§ Request:
Starting at the first line of the listing below, repeat each line up to and including the one containing "0.08, 0.09, 0.10]". Leave out pictures.

· · · · · · ·

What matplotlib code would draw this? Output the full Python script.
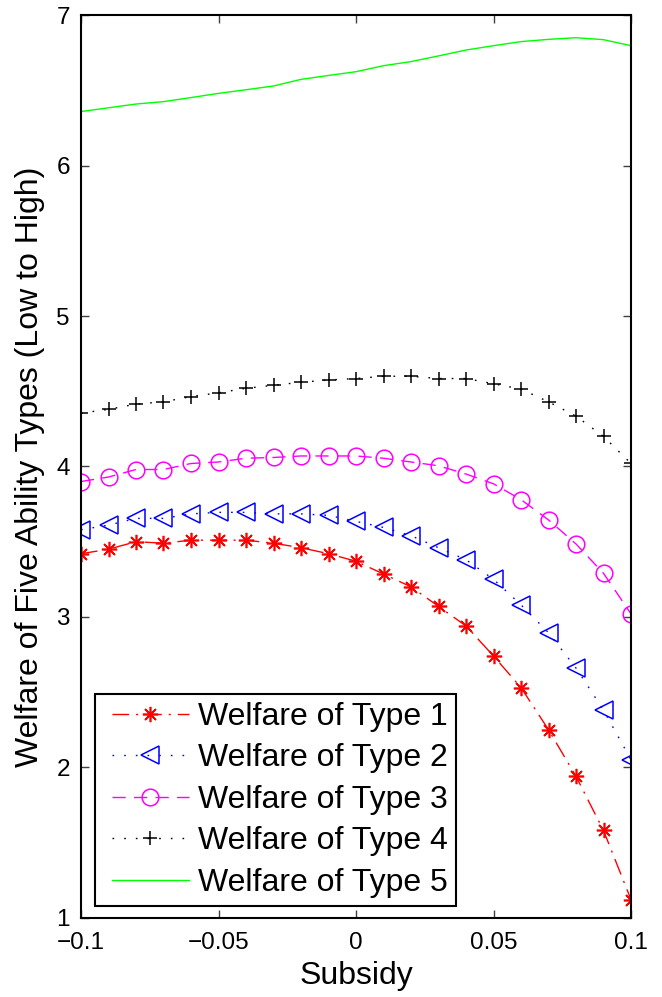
import matplotlib
matplotlib.use("Agg")
import matplotlib.pyplot as plt
from matplotlib.legend_handler import HandlerLine2D
import numpy as np

plt.rcParams['font.family'] = ['Liberation Sans', 'DejaVu Sans']

subsidy = [-0.10, -0.09, -0.08, -0.07, -0.06, -0.05, -0.04, -0.03, -0.02, -0.01,
           0.00, 0.01, 0.02, 0.03, 0.04, 0.05, 0.06, 0.07, 0.08, 0.09, 0.10]

type1 = [3.42, 3.45, 3.50, 3.49, 3.51, 3.51, 3.51, 3.49, 3.46, 3.42,
         3.37, 3.285, 3.20, 3.07, 2.94, 2.74, 2.53, 2.25, 1.94, 1.58, 1.12]
type2 = [3.58, 3.61, 3.655, 3.655, 3.685, 3.695, 3.695, 3.685, 3.685, 3.675,
         3.635, 3.595, 3.54, 3.46, 3.38, 3.25, 3.08, 2.895, 2.66, 2.38, 2.05]
type3 = [3.90, 3.93, 3.98, 3.98, 4.02, 4.03, 4.055, 4.06, 4.07, 4.07,
         4.07, 4.055, 4.03, 4.005, 3.95, 3.885, 3.78, 3.645, 3.485, 3.29, 3.02]
type4 = [4.355, 4.38, 4.415, 4.43, 4.465, 4.49, 4.52, 4.54, 4.56, 4.575,
         4.585, 4.60, 4.60, 4.585, 4.585, 4.55, 4.515, 4.43, 4.335, 4.20, 4.02]
type5 = [6.36, 6.385, 6.41, 6.426, 6.453, 6.481, 6.505, 6.53, 6.574, 6.60,
         6.625, 6.665, 6.692, 6.73, 6.769, 6.798, 6.825, 6.84, 6.851, 6.838, 6.798]

labels = ["Welfare of Type 1", "Welfare of Type 2", "Welfare of Type 3",
          "Welfare of Type 4", "Welfare of Type 5"]
xticks = [-0.1, -0.05, 0, 0.05, 0.1]
xticklabels = ["\u22120.1", "\u22120.05", "0", "0.05", "0.1"]
yticks = [1, 2, 3, 4, 5, 6, 7]

fig = plt.figure(figsize=(6.62, 9.97), dpi=100)
ax = fig.add_axes([81/662, 1 - 917.7/997, 550/662, 902.4/997])

lw = 1.0
ax.plot(subsidy, type1, color='#ff0000', lw=lw, dashes=(12, 5, 1.5, 5),
        marker=(8, 2, 0), markersize=11, markeredgewidth=1.2, label=labels[0])
ax.plot(subsidy, type2, color='#0000ff', lw=lw, dashes=(1.2, 7.2),
        marker='<', markersize=12.5, markerfacecolor='none', markeredgewidth=1.1,
        label=labels[1])
ax.plot(subsidy, type3, color='#ff00ff', lw=lw, dashes=(9.5, 6),
        marker='o', markersize=12, markerfacecolor='none', markeredgewidth=1.1,
        label=labels[2])
ax.plot(subsidy, type4, color='#000000', lw=lw, dashes=(1.2, 7.2),
        marker='+', markersize=10, markeredgewidth=1.1, label=labels[3])
ax.plot(subsidy, type5, color='#00ff00', lw=lw, linestyle='-', label=labels[4])

ax.set_xlim(-0.1, 0.1)
ax.set_ylim(1, 7)
ax.set_xticks(xticks)
ax.set_xticklabels(xticklabels)
ax.set_yticks(yticks)
ax.tick_params(direction='in', length=6, width=1, color='#404040',
               top=True, right=True, labelsize=17.5)
ax.tick_params(axis='x', pad=10)
ax.tick_params(axis='y', pad=8)
for sp in ax.spines.values():
    sp.set_linewidth(1.5)
    sp.set_color('black')

ax.set_xlabel("Subsidy", fontsize=23, labelpad=5)
ax.set_ylabel("Welfare of Five Ability Types (Low to High)", fontsize=23, labelpad=8)

hm = {ln: HandlerLine2D(xpad=0.27) for ln in ax.get_lines()}
leg = ax.legend(loc='lower left', bbox_to_anchor=(0.0255, 0.0133), fontsize=23,
                frameon=True, fancybox=False, edgecolor='black', framealpha=1,
                handlelength=2.7, handletextpad=0.28, borderpad=0.25,
                labelspacing=0.36, borderaxespad=0, numpoints=1, handler_map=hm)
leg.get_frame().set_linewidth(1.5)

fig.savefig("out.png", dpi=100)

· · · · · · ·

§ Solution for this exercise:
What matplotlib code would draw this? Output the full Python script.
import matplotlib
matplotlib.use("Agg")
import matplotlib.pyplot as plt
from matplotlib.legend_handler import HandlerLine2D
import numpy as np

plt.rcParams['font.family'] = ['Liberation Sans', 'DejaVu Sans']

subsidy = [-0.10, -0.09, -0.08, -0.07, -0.06, -0.05, -0.04, -0.03, -0.02, -0.01,
           0.00, 0.01, 0.02, 0.03, 0.04, 0.05, 0.06, 0.07, 0.08, 0.09, 0.10]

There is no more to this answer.